Of the major broadcasters in Albany, Hubbard was the last not to have either an outright duopoly or a shared services partner. On February 25, 2013, Hubbard announced that it would purchase WNYA from Venture Technologies to form a duopoly with WNYT, for $2.3 million, pending FCC approval. Hubbard sought a failed station waiver to acquire the station; Venture had put WNYA up for sale in 2009, but no other potential buyers came forward. The sale did not include the low-power Class A station WNYA-CA, which remained with Venture Technologies. On May 29, 2013, the FCC approved the sale of WNYA to Hubbard. After the sale, WNYT began producing a 10 p.m. half-hour newscast for WNYA featuring a section of Berkshires–area news contributed by The Berkshire Eagle newspaper; WNYT had previously maintained a bureau in the area in the 2000s.

By 2024, WNYT was in a close race with WTEN for news viewers, leading in the morning and at 11 p.m. but second behind WTEN in the early evenings. As of March 2026, the station produces 36 hours a week of local news programming plus 8 1/2 hours a week for WNYA, which consists of a 7 a.m. weekday newscast and nightly half-hour 9 p.m. newscast. The morning news extension debuted in 2025.

==Notable former on-air staff==
- Adrianne Baughns – anchor, early 1970s
- Andrew Catalon – weekend sports anchor and sports reporter, 2003–2013
- Alan S. Chartock – political commentator, 1993–1999
- Nancy Cozean – anchor, 1980–1985
- Betty George – weather presenter and host of Betty and Moo, 1973–1983
- Todd Gross – chief meteorologist, 1981–1983
- Chris Kapostasy – weekend anchor and reporter, 1981–1987; weeknight anchor, 1987–1998
- Kari Lake – anchor, 1998–1999
- Miles O'Brien – weekend anchor and reporter, 1983–1985
- Randy Salerno – reporter and weekend anchor, 1988–1993
- Norm Sebastian – meteorologist, 1985–2000
- Don Weeks – weatherman, 1965–1968 (known on-air as "Wally Weather")

==Technical information==
===Subchannels===
WNYT broadcasts from a transmitter facility west of Albany on the Helderberg Escarpment. The station's signal is multiplexed:

Subchannels of WNYT
| Subchannel | Res.Tooltip Display resolution | Short name | Programming |
| 13.1 | 1080i | WNYT-HD | NBC |
| 13.2 | 480i | MeTV | MeTV |
| 13.3 | startTV | Start TV |
| 13.4 | getTV | Great (4:3) |

WNYT signed on its digital signal in October 2003 on VHF channel 12. Unlike the station's analog signal, WNYT's digital transmitter was located near Helderberg, utilizing a common tower shared by most of the area's broadcasters. The station shut down analog broadcasting on June 12, 2009, the national digital television transition date for full-power TV stations, and continued to broadcast on its pre-transition VHF channel 12, using virtual channel 13. In June 2024, WNYT's primary transmitter moved from VHF channel 12 to UHF channel 21, following a petition made by Hubbard in 2021 and approved by the FCC in 2022.

===Translators===
WNYT operates five repeaters, three separately licensed translators and two digital replacement translators attached to the WNYT license.

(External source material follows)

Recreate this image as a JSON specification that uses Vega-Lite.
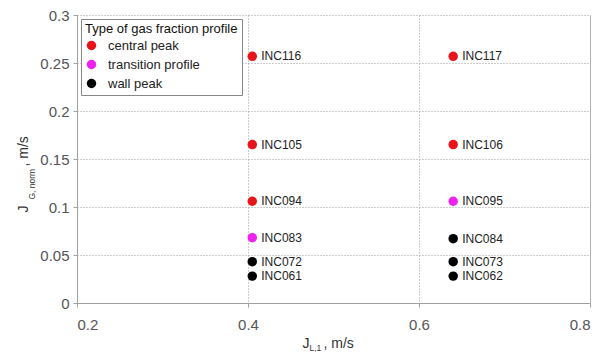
{
  "$schema": "https://vega.github.io/schema/vega-lite/v6.json",
  "width": 513,
  "height": 288,
  "autosize": "none",
  "padding": {"left": 77, "top": 15, "right": 15, "bottom": 49},
  "background": "white",
  "config": {
    "view": {"stroke": null},
    "font": "Liberation Sans",
    "axis": {"labelFont": "Liberation Sans", "titleFont": "Liberation Sans"}
  },
  "data": {
    "values": [
      {"jl": 0.405, "jg": 0.257, "type": "central peak", "label": "INC116"},
      {"jl": 0.405, "jg": 0.165, "type": "central peak", "label": "INC105"},
      {"jl": 0.405, "jg": 0.106, "type": "central peak", "label": "INC094"},
      {"jl": 0.405, "jg": 0.068, "type": "transition profile", "label": "INC083"},
      {"jl": 0.405, "jg": 0.043, "type": "wall peak", "label": "INC072"},
      {"jl": 0.405, "jg": 0.028, "type": "wall peak", "label": "INC061"},
      {"jl": 0.64, "jg": 0.257, "type": "central peak", "label": "INC117"},
      {"jl": 0.64, "jg": 0.165, "type": "central peak", "label": "INC106"},
      {"jl": 0.64, "jg": 0.106, "type": "transition profile", "label": "INC095"},
      {"jl": 0.64, "jg": 0.067, "type": "wall peak", "label": "INC084"},
      {"jl": 0.64, "jg": 0.043, "type": "wall peak", "label": "INC073"},
      {"jl": 0.64, "jg": 0.028, "type": "wall peak", "label": "INC062"}
    ]
  },
  "resolve": {"axis": {"x": "independent", "y": "independent"}},
  "layer": [
    {
      "mark": {"type": "point", "filled": true, "opacity": 1, "size": 90},
      "encoding": {
        "x": {
          "field": "jl", "type": "quantitative",
          "scale": {"domain": [0.2, 0.8], "nice": false, "zero": false},
          "axis": {
            "orient": "bottom",
            "values": [0.2, 0.4, 0.6, 0.8], "format": ".1f",
            "grid": true, "gridColor": "#9a9a9a", "gridDash": [1, 2], "gridWidth": 1,
            "domainColor": "#a0a0a0", "tickColor": "#a0a0a0", "tickSize": 4,
            "labelFontSize": 15, "labelColor": "#555555", "labelPadding": 10,
            "title": "J", "titleFontSize": 14, "titleFontWeight": "normal",
            "titleColor": "#333333", "titleX": 225, "titleY": 44,
            "titleAlign": "left", "titleBaseline": "alphabetic", "titleAnchor": null
          }
        },
        "y": {
          "field": "jg", "type": "quantitative",
          "scale": {"domain": [0, 0.3], "nice": false},
          "axis": {
            "orient": "left",
            "values": [0, 0.05, 0.1, 0.15, 0.2, 0.25, 0.3], "format": ".2~f",
            "grid": true, "gridColor": "#9a9a9a", "gridDash": [1, 2], "gridWidth": 1,
            "domainColor": "#a0a0a0", "tickColor": "#a0a0a0", "tickSize": 4,
            "labelFontSize": 15, "labelColor": "#555555", "labelPadding": 4,
            "title": "J", "titleFontSize": 14, "titleFontWeight": "normal",
            "titleColor": "#333333", "titleX": -50, "titleY": 197, "titleAngle": 270,
            "titleAlign": "left", "titleBaseline": "alphabetic", "titleAnchor": null
          }
        },
        "color": {
          "field": "type", "type": "nominal",
          "scale": {"domain": ["central peak", "transition profile", "wall peak"], "range": ["#e8141c", "#ee22ee", "#000000"]},
          "legend": {
            "title": "Type of gas fraction profile",
            "orient": "top-left", "offset": 4,
            "titleFontSize": 13, "titleFontWeight": "normal", "titleColor": "#111111", "titleFont": "Liberation Sans",
            "labelFontSize": 13, "labelColor": "#222222", "labelFont": "Liberation Sans",
            "symbolType": "circle", "symbolSize": 90, "symbolStrokeWidth": 0,
            "labelOffset": 10, "rowPadding": 5, "titlePadding": 3,
            "padding": 4, "strokeColor": "#888888", "fillColor": "white", "cornerRadius": 0
          }
        }
      }
    },
    {
      "mark": {"type": "text", "align": "left", "baseline": "middle", "dx": 9, "fontSize": 12, "color": "#222222", "font": "Liberation Sans"},
      "encoding": {
        "x": {
          "field": "jl", "type": "quantitative",
          "axis": {
            "orient": "top", "labels": false, "ticks": false, "domain": false, "grid": false,
            "title": "L,1", "titleFontSize": 8.5, "titleFontWeight": "normal", "titleColor": "#333333",
            "titleX": 232, "titleY": 335, "titleAlign": "left", "titleBaseline": "alphabetic", "titleAnchor": null
          }
        },
        "y": {
          "field": "jg", "type": "quantitative",
          "axis": {
            "orient": "right", "labels": false, "ticks": false, "domain": true, "domainColor": "#b0b0b0", "grid": false,
            "title": "G, norm", "titleFontSize": 8.5, "titleFontWeight": "normal", "titleColor": "#333333",
            "titleX": -556, "titleY": 184, "titleAngle": 270,
            "titleAlign": "left", "titleBaseline": "alphabetic", "titleAnchor": null
          }
        },
        "text": {"field": "label"}
      }
    },
    {
      "mark": {"type": "point", "opacity": 0},
      "encoding": {
        "x": {
          "field": "jl", "type": "quantitative",
          "axis": {
            "orient": "bottom", "labels": false, "ticks": false, "domain": false, "grid": false,
            "title": ", m/s", "titleFontSize": 14, "titleFontWeight": "normal", "titleColor": "#333333",
            "titleX": 246, "titleY": 44, "titleAlign": "left", "titleBaseline": "alphabetic", "titleAnchor": null
          }
        },
        "y": {
          "field": "jg", "type": "quantitative",
          "axis": {
            "orient": "left", "labels": false, "ticks": false, "domain": false, "grid": false,
            "title": ", m/s", "titleFontSize": 14, "titleFontWeight": "normal", "titleColor": "#333333",
            "titleX": -50, "titleY": 151, "titleAngle": 270,
            "titleAlign": "left", "titleBaseline": "alphabetic", "titleAnchor": null
          }
        }
      }
    }
  ]
}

- Gloversville, New York: W18FE-D
- Pittsfield, Massachusetts: W28DA-D
- Adams, Massachusetts: W32FW-D
- Glens Falls, New York: WNYT DRT (channel 28)
- Troy, New York: WNYT DRT (channel 27)

In 1971, WAST opened a translator in Kingston. By this time, it also had translators in Gloversville, New York; Pittsfield, Massachusetts; and Rutland, Vermont. The Adams transmitter, on Mount Greylock, was approved in the 1980s and brought WNYT's signal to areas that previously could only receive one station. Two of the original translators closed in the 1990s. The Kingston translator closed in 1991 because it served too few people to justify the expense; WNYT lost its place on most cable systems in the area when WTZA (channel 62) began broadcasting in 1985, an event that had forced a channel change for the translator. The Rutland translator was closed in 1994 as a result of a state environmental board ruling invalidating approval of its tower, ordering it to be dismantled.